Connectionless and Connection-oriented Packet Switching

The service actually provided to the user by networks using packet switching nodes can be either connectionless (based on datagram messages), or virtual circuit switching (also known as connection oriented). Some connectionless protocols are Ethernet, IP, and UDP; connection oriented packet-switching protocols include X.25, Frame relay, Multiprotocol Label Switching (MPLS), and TCP.

In connection-oriented networks, each packet is labeled with a connection ID rather than an address. Address information is only transferred to each node during a connection set-up phase, when the route to the destination is discovered and an entry is added to the switching table in each network node through which the connection passes. The signalling protocols used allow the application to specify its requirements and the network to specify what capacity etc. is available, and acceptable values for service parameters to be negotiated. Routing a packet is very simple, as it just requires the node to look up the ID in the table. The packet header can be small, as it only needs to contain the ID and any information (such as length, timestamp, or sequence number) which is different for different packets.

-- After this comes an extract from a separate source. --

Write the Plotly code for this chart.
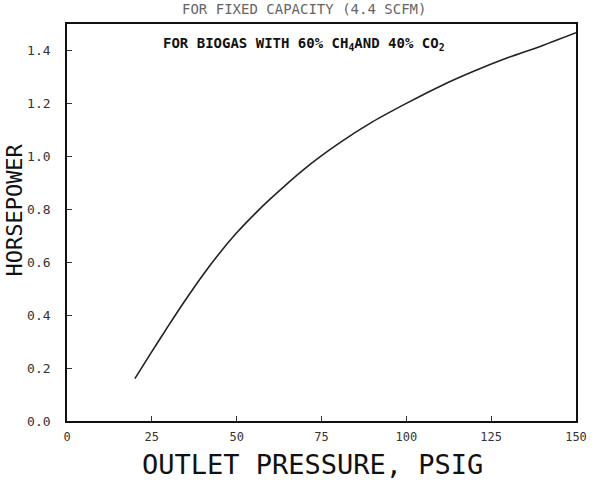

In connectionless networks, each packet is labeled with a destination address, source address, and port numbers; it may also be labeled with the sequence number of the packet. This precludes the need for a dedicated path to help the packet find its way to its destination, but means that much more information is needed in the packet header, which is therefore larger, and this information needs to be looked up in power-hungry content-addressable memory. Each packet is dispatched and may go via different routes; potentially, the system has to do as much work for every packet as the connection-oriented system has to do in connection set-up, but with less information as to the application's requirements. At the destination, the original message/data is reassembled in the correct order, based on the packet sequence number. Thus a virtual connection, also known as a virtual circuit or byte stream is provided to the end-user by a transport layer protocol, although intermediate network nodes only provides a connectionless network layer service.